Affiliate disclosure: links on this page to GetYourGuide (and the partners below) are affiliate links. If you book through them, KORLENS may earn a small commission at no extra cost to you. We only suggest experiences that fit the destination honestly.

Frequently asked about saju cafes in Seoul

Is a saju fortune-telling cafe in Seoul worth it?

For curious travelers who treat it as a cultural experience rather than a life decision, yes — it is a genuinely Korean thing to do and a fun, memorable hour. Saju (the four-pillars reading based on your birth date and time) is part of a booming spiritual-economy trend in Seoul, and the Seoul Tourism Organization formally recognized saju cafes as a tourism product. It is less worth it if you expect spooky accuracy, if you need fluent English and book a cafe that does not provide it, or if you are on a very tight budget — a sit-down reading is a paid service, not a free attraction.

How much does a saju reading at a Seoul cafe cost?

Prices vary by cafe and session length.
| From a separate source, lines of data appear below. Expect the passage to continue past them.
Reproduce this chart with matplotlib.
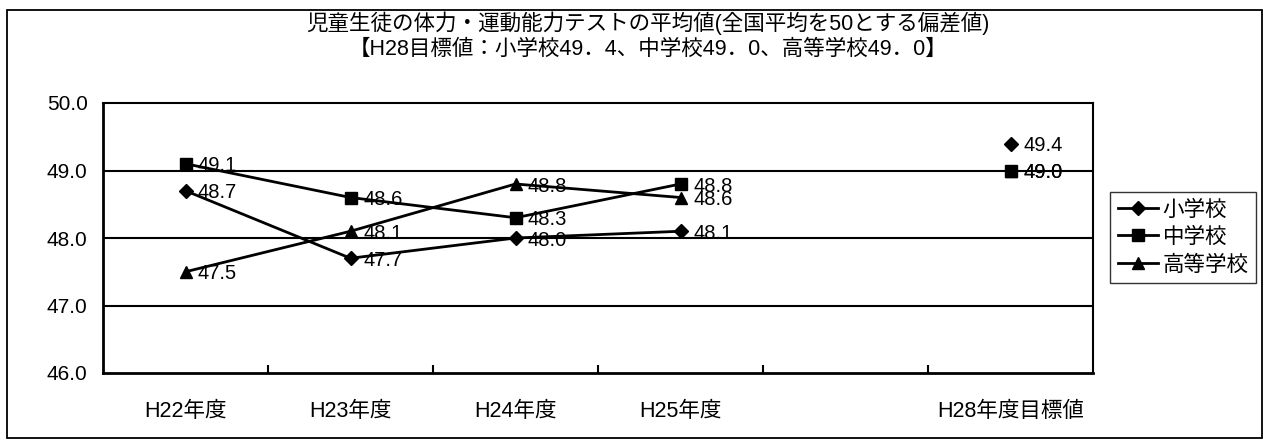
import numpy as np
import matplotlib
matplotlib.use("Agg")
import matplotlib.pyplot as plt
from matplotlib.patches import Rectangle

# Category axis: four survey years, an empty slot, then the H28 target
categories = ["H22年度", "H23年度", "H24年度", "H25年度", "", "H28年度目標値"]

elementary = [48.7, 47.7, 48.0, 48.1, np.nan, 49.4]
junior_high = [49.1, 48.6, 48.3, 48.8, np.nan, 49.0]
high_school = [47.5, 48.1, 48.8, 48.6, np.nan, 49.0]

series_names = ["小学校", "中学校", "高等学校"]
y_ticks = [46.0, 47.0, 48.0, 49.0, 50.0]

title_line1 = "児童生徒の体力・運動能力テストの平均値(全国平均を50とする偏差値)"
title_line2 = "【H28目標値：小学校49．4、中学校49．0、高等学校49．0】"

FONT = ["Liberation Sans", "Noto Sans CJK JP", "DejaVu Sans"]
plt.rcParams["font.family"] = FONT

W, H = 1266, 441
fig = plt.figure(figsize=(W / 100, H / 100), dpi=100)

# outer chart frame
fig.patches.append(Rectangle((7 / W, 3 / H), 1255 / W, 428 / H,
                             transform=fig.transFigure, fill=False,
                             edgecolor="black", linewidth=1.3))

ax = fig.add_axes([103 / W, 1 - 373 / H, 990 / W, 270 / H])

x = np.arange(len(categories))
markers = ["D", "s", "^"]
msizes = [7.5, 8.5, 8]
all_series = [elementary, junior_high, high_school]

for vals, name, mk, ms in zip(all_series, series_names, markers, msizes):
    vals = np.asarray(vals, dtype=float)
    ax.plot(x, vals, color="black", linewidth=2.0, marker=mk,
            markersize=ms, markerfacecolor="black", markeredgecolor="black",
            label=name, zorder=3)
    for xi, v in zip(x, vals):
        if np.isnan(v):
            continue
        ax.annotate(f"{v:.1f}", (xi, v), xytext=(9, -1.5),
                    textcoords="offset points", ha="left", va="center",
                    fontsize=14.5, color="black", zorder=4)

ax.set_xlim(-0.5, len(categories) - 0.5)
ax.set_ylim(46.0, 50.0)
ax.set_yticks(y_ticks)
ax.set_yticklabels([f"{t:.1f}" for t in y_ticks])
ax.tick_params(axis="y", length=0, pad=11, labelsize=15)

ax.set_xticks(x)
ax.set_xticklabels(categories)
ax.tick_params(axis="x", which="major", length=0, pad=20, labelsize=15.5)
ax.set_xticks(x[:-1] + 0.5, minor=True)
ax.tick_params(axis="x", which="minor", direction="in", length=6,
               width=1.5, color="black")

for t in y_ticks[1:-1]:
    ax.axhline(t, color="black", linewidth=1.5, zorder=1)

for side in ["left", "bottom"]:
    ax.spines[side].set_linewidth(2.0)
for side in ["top", "right"]:
    ax.spines[side].set_linewidth(1.5)

fig.text(648 / W, 1 - 23 / H, title_line1, ha="center", va="center",
         fontsize=15.5)
fig.text(648 / W, 1 - 49 / H, title_line2, ha="center", va="center",
         fontsize=15.5)

leg = fig.legend(loc="upper left", bbox_to_anchor=(1110 / W, 1 - 192 / H),
                 frameon=True, fancybox=False, fontsize=15.5,
                 handlelength=1.9, handletextpad=0.2, labelspacing=0.3,
                 borderpad=0.35, borderaxespad=0)
leg.get_frame().set_edgecolor("black")
leg.get_frame().set_linewidth(1.0)

fig.savefig("out.png", dpi=100)
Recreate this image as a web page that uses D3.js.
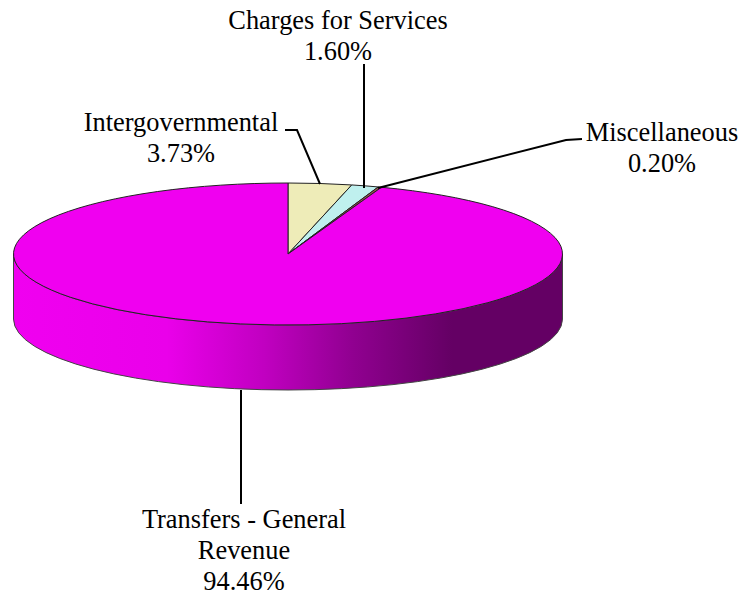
<!DOCTYPE html>
<html><head><meta charset="utf-8"><script src="https://cdn.jsdelivr.net/npm/d3@7"></script>
<style>html,body{margin:0;background:#fff}svg{display:block}text{font-family:"Liberation Serif",serif;font-size:26.4px;fill:#000;text-anchor:middle}</style>
</head><body><svg id="c" width="744" height="596"></svg>
<script>
const categories=["Intergovernmental","Charges for Services","Miscellaneous","Transfers - General Revenue"];
const values=[3.73,1.60,0.20,94.46];
const percentLabels=["3.73%","1.60%","0.20%","94.46%"];
const colors=["#eeecb8","#bff0ee","#a05050","#f000f0"];
const labelLines=[["Intergovernmental"],["Charges for Services"],["Miscellaneous"],["Transfers - General","Revenue"]];
const labelPos=[[181,131],[338,29],[662,141],[244,528]];
const leaders=[[[285,130],[297,130],[320,184]],[[364,64],[364,188]],[[582,139],[566,140],[378,188]],[[241,390],[241,504]]];
const cx=288,cy=254,rx=274.5,ry=71,depth=65;
const svg=d3.select("#c");
const defs=svg.append("defs");
const grad=defs.append("linearGradient").attr("id","side").attr("gradientUnits","userSpaceOnUse").attr("x1",13).attr("x2",562).attr("y1",0).attr("y2",0);
[[0,"#f000f0"],[0.28,"#ea00ea"],[0.46,"#c000c0"],[0.62,"#900090"],[0.8,"#640064"],[1,"#640064"]].forEach(d=>grad.append("stop").attr("offset",d[0]).attr("stop-color",d[1]));
const a=`M${cx-rx},${cy} A${rx},${ry} 0 0 0 ${cx+rx},${cy}`;
svg.append("path").attr("d",`${a} L${cx+rx},${cy+depth} A${rx},${ry} 0 0 1 ${cx-rx},${cy+depth} Z`)
  .attr("fill","url(#side)").attr("stroke","#444").attr("stroke-width",1);
const pie=d3.pie().sort(null).value(d=>d);
const arc=d3.arc().innerRadius(0).outerRadius(rx);
svg.append("g").attr("transform",`translate(${cx},${cy}) scale(1,${ry/rx})`)
 .selectAll("path").data(pie(values)).join("path").attr("d",arc).attr("fill",(d,i)=>colors[i])
 .attr("stroke","#222").attr("stroke-width",1).attr("vector-effect","non-scaling-stroke");
const line=d3.line();
svg.append("g").selectAll("path").data(leaders).join("path").attr("d",line).attr("fill","none").attr("stroke","#000").attr("stroke-width",2);
const g=svg.append("g");
categories.forEach((c,i)=>{
  const [x,y]=labelPos[i];
  labelLines[i].concat(percentLabels[i]).forEach((t,j)=>g.append("text").attr("x",x).attr("y",y+j*31).text(t));
});
</script></body></html>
Public 2026 guides commonly note that a quick tarot or short saju check at a tourist-facing Hongdae cafe starts around 15,000-20,000 KRW, while a standard 30-minute saju session at a tourist cafe commonly runs about 30,000-50,000 KRW. Always confirm the price and the session length before you sit down, since a 'full' reading can cost more than a quick one.

Do saju cafes in Seoul have English?

Some do and some don't. Cafes in foreigner-friendly districts — Insadong, Myeongdong and Hongdae — are the most likely to post signs in English, Japanese and Chinese and to seat an English-speaking reader or provide a translator. Many neighborhood cafes operate in Korean only. If you don't speak Korean, look specifically for a cafe that advertises English readings or book a guided fortune-telling experience where the language is handled for you.

What is saju and how is it different from tarot?

Saju (사주), short for saju palja or 'four pillars of destiny', reads the cosmic energy of your birth year, month, day and hour. It is a traditional East Asian system the reader interprets from your exact birth time, so bring it. Tarot, also widely offered in the same cafes, uses card draws for specific questions. Many cafes offer both; saju is the more distinctly Korean of the two.

Where are the best saju cafes for tourists in Seoul?

Insadong, Myeongdong and Hongdae are the most foreigner-friendly districts and the easiest to combine with the rest of a Seoul day. Hongdae cafes skew younger and cheaper for a quick reading; Insadong pairs well with traditional-culture sightseeing. Wherever you go, treat it as one stop in a broader itinerary rather than a destination on its own.

Is saju fortune telling accurate?

Treat it as entertainment and cultural insight, not a prediction to plan your life around. Readers interpret a traditional system, and the value is in the experience, the conversation and the cultural window — not in literal accuracy. Go in with an open, lighthearted mindset and you'll get the most out of it.